When even the owner can't get proper service, you know you're in trouble. Not only was my duck delivered directly to me already carved, it wasn't even the one I had ordered. The regular dining room menu features duck à l'orange, made with what looked like canned Mandarin oranges, and this variety was brought to me instead of the roasted bird with cherry sauce. But as the waiter was so busy pan-searing his boss' lamb, I wound up eating the duck I had been served instead of returning it.

So OK, the duck wasn't carved tableside. Nor was my husband's veal chop, stuffed with a Lilliputian ration of sun-dried tomatoes, spinach, and mozzarella cheese and already butterflied. But we could have overcome the disappointment had anything else been served with courtesy and grace. For instance, when we asked for bread, our server told us to get it ourselves from the salad bar. We pointed out that other tables had received baskets of bread without stretching their legs to fetch it; our guy heaved a mighty sigh and said, "Fine, I'll do it."

We were also informed to help ourselves to the salad bar, despite the menu that promises a choice of caesar salad or "Judy's strawberry salad" as part of a prix-fixe meal. Forget the strawberry salad. When I asked the waiter what it was, he replied, "We're out of it." For that matter forget the caesar too. My husband requested the caesar over the salad bar and wanted to know if it was tossed tableside. "No," the waiter replied somewhat incredulously, as if we were foolish for even thinking it might be. He was also huffy when my husband inquired as to the status of his as yet nonexistent salad long after I had finished the greens I'd chosen from the bar (to which, by the way, I'd had to ask directions). "You're supposed to eat it after your appetizer," he sneered, referring to the escargots in garlic butter he brought to the table a good 15 minutes later.

Our dessert choices were the signature bananas Foster and cherries jubilee -- both of which would have involved allowing our incompetent boor of a waiter access to flammable liquids. Given our dissatisfaction to that point with what was supposed to have been executive dining, we made an executive decision: We left, vowing never to come back.

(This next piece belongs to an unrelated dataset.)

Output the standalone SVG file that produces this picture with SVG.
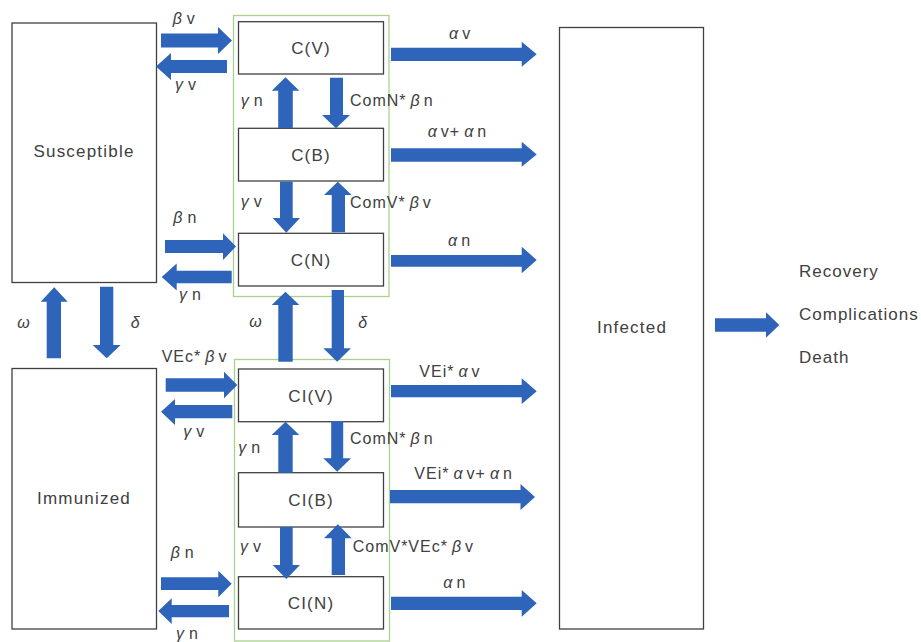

But in the end, I felt the nearly three-decades-old Raindancer itself, if not the Flambé Room, deserved another chance. Too many people I know treasure it as an old Fort Lauderdale dining destination. Aside from our particular server, the staff seemed uniformly friendly, although not sophisticated. And finally what parent can resist a restaurant that offers prime rib or lamb chops on the children's menu?

Thus I returned, and I did find some saving graces in Raindancer. The daily specials yielded a plate of lightly fried frogs' legs, which were fresh and meaty. A cut of prime rib was rare as promised and barely fatty. My children were treated not just like citizens but like treasured future diners with wallets of their own.

My remaining quibbles have to do with quality and preparedness, though. How could a restaurant have shrimp scampi available when the kitchen had run out of shrimp cocktail? Why serve baked Brie en croûte with grayish Brie that smells like government cheese? Why not make lobster bisque that tastes like, well, lobster? Why not ask patrons if they'd care for dessert before bringing the check?

Perhaps instead of futilely attempting to upscale Raindancer, Saliba should look to fix, as he is with the edifice itself, what is already broken. After all, Raindancer's motto is "An American Dining Experience." Does he really want his restaurant to be the one that gives American dining a bad name?